Email safety-Email is generally not encrypted so be wary of sending any sensitive information such as account numbers or other personal information in this way.
Sign off and log out -Always log off by following the bank’s secured area exit procedures.
Don’t get phished-Crooks are always trying to get your personal information, and they employ some ingenious methods. Don’t respond to any unusual email requests for personal information—when you opened your bank accounts you already gave it. When in doubt, call your bank.
Monitor your accounts -When you check your accounts regularly, you can let your bank know immediately if you encounter anything that does not seem right.
Helpful Hint: Studies show that those who monitor their accounts online often detect fraud earlier than those who rely solely on paper statements.
Free credit reports your best tool
When it comes to guarding against cyber-fraud, one of the most important tools at your disposal is your credit report. It details all of your credit transaction accounts, and will be the first place that unusual charges or entirely new accounts will appear. And you can monitor your report for FREE.
Since Federal law permits consumers to obtain a free report annually from each of the three major credit reporting agencies, cyber-security experts advise that you to get a free report from a different agency every four months. Doing so will allow you to monitor your personal online security all year long.

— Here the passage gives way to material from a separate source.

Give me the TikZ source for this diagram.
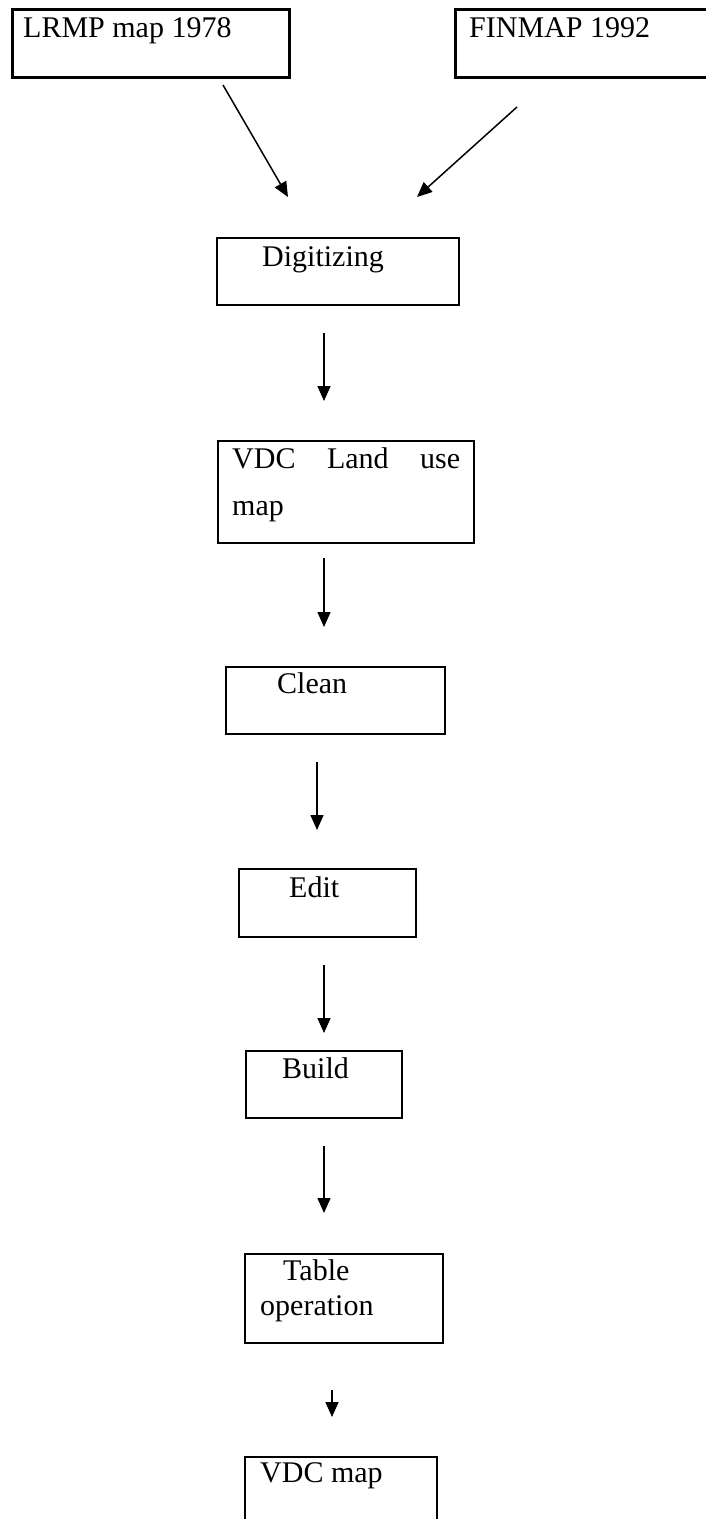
\documentclass[tikz,border=0pt]{standalone}
\usepackage{fontspec}
\setmainfont{Liberation Serif}
\usetikzlibrary{arrows.meta}

\tikzset{
	box/.style={draw, line width=2pt, inner sep=0pt},
	thickbox/.style={box, line width=3.2pt},
	txt/.style={anchor=base west, inner sep=0pt, font=\fontsize{30}{36}\selectfont},
	arr/.style={line width=1.5pt, -{Triangle[length=15pt, width=13pt]}}
}

\begin{document}
\begin{tikzpicture}[x=1pt, y=-1pt]
			\useasboundingbox (0,0) rectangle (706,1519);

			% the two source maps
			\node[thickbox, minimum width=277pt, minimum height=68pt] (lrmp) at (151,43.5) {};
			\node[thickbox, minimum width=285pt, minimum height=68pt] (finmap) at (598,43.5) {};
			\node[txt] (lrmptxt) at (23,37) {LRMP map 1978};
			\node[txt] (finmaptxt) at (469,37) {FINMAP 1992};

			% processing steps
			\node[box, minimum width=242pt, minimum height=67pt] (dig) at (338,271.5) {};
			\node[box, minimum width=256pt, minimum height=102pt] (vdc) at (346,492) {};
			\node[box, minimum width=219pt, minimum height=67pt] (clean) at (335.5,700.5) {};
			\node[box, minimum width=177pt, minimum height=68pt] (edit) at (327.5,903) {};
			\node[box, minimum width=156pt, minimum height=67pt] (build) at (324,1084.5) {};
			\node[box, minimum width=198pt, minimum height=89pt] (table) at (344,1298.5) {};
			\node[box, minimum width=192pt, minimum height=102pt] (vdcmap) at (341,1508) {};

			\node[txt] (digtxt) at (262,266) {Digitizing};
			\node[txt] (vdctxt) at (232,468) {\makebox[228pt][s]{VDC Land use}};
			\node[txt] (vdctxt2) at (232,515) {map};
			\node[txt] (cleantxt) at (277,693) {Clean};
			\node[txt] (edittxt) at (289,897) {Edit};
			\node[txt] (buildtxt) at (282,1078) {Build};
			\node[txt] (tabletxt) at (283,1280) {Table};
			\node[txt] (tabletxt2) at (260,1315) {operation};
			\node[txt] (vdcmaptxt) at (260,1482) {VDC map};

			% arrow ends
			\coordinate (a1) at (223,85);
			\coordinate (b1) at (288,197);
			\coordinate (a2) at (517,107);
			\coordinate (b2) at (417,197);
			\coordinate (a3) at (324,333);
			\coordinate (b3) at (324,401);
			\coordinate (a4) at (324,558);
			\coordinate (b4) at (324,627);
			\coordinate (a5) at (317,762);
			\coordinate (b5) at (317,830);
			\coordinate (a6) at (324,965);
			\coordinate (b6) at (324,1033);
			\coordinate (a7) at (324,1146);
			\coordinate (b7) at (324,1213);
			\coordinate (a8) at (332,1390);
			\coordinate (b8) at (332,1417);

			\foreach \i in {1,...,8}
			\draw[arr] (a\i) -- (b\i);
		\end{tikzpicture}
\end{document}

Cyber-fraudsters want to earn their money the easy way—by stealing yours. Understanding how criminals try to trap you is your first line of defense:
Phishing -This is the criminal attempt to steal your personal information through fraudulent emails or smart-phone texts. They are often very believable, luring the victim to a site that asks them to provide (or “verify”) personal financial details such as account numbers and social security numbers. A variation is called Spear Phishing, which are electronic messages that appear to come especially to victims from their employer, usually a large corporation. Cyber-security experts often term the mobile phone version of phishing Smishing, playing off the SMS, or Short Message Service terminology used in text messaging. Remember: your bank will not send emails asking for your personal information—they already have it.
Card Skimming -This is a criminal’s attempt to gain a victim’s personal information by tampering with ATM machines. Fraudsters set up a device that can capture magnetic stripe and keypad information, such as PINs and account numbers. Using ATMs you know and trust—as well as examining the machine closely—can help thwart this type of theft.
Spyware-This is the term used for criminal software that a victim unknowingly loads on a personal computer. Once there, the spyware collects personal information and sends it to the criminal. Up-to-date security software is the best defense.
Helpful Hint: Cyber-criminals often prey on those who are most vulnerable, such as senior citizens or young adults, who may not be as aware of the technical aspects of the threats. Make sure you alert any friends or family members who might be in this category. They’ll appreciate it!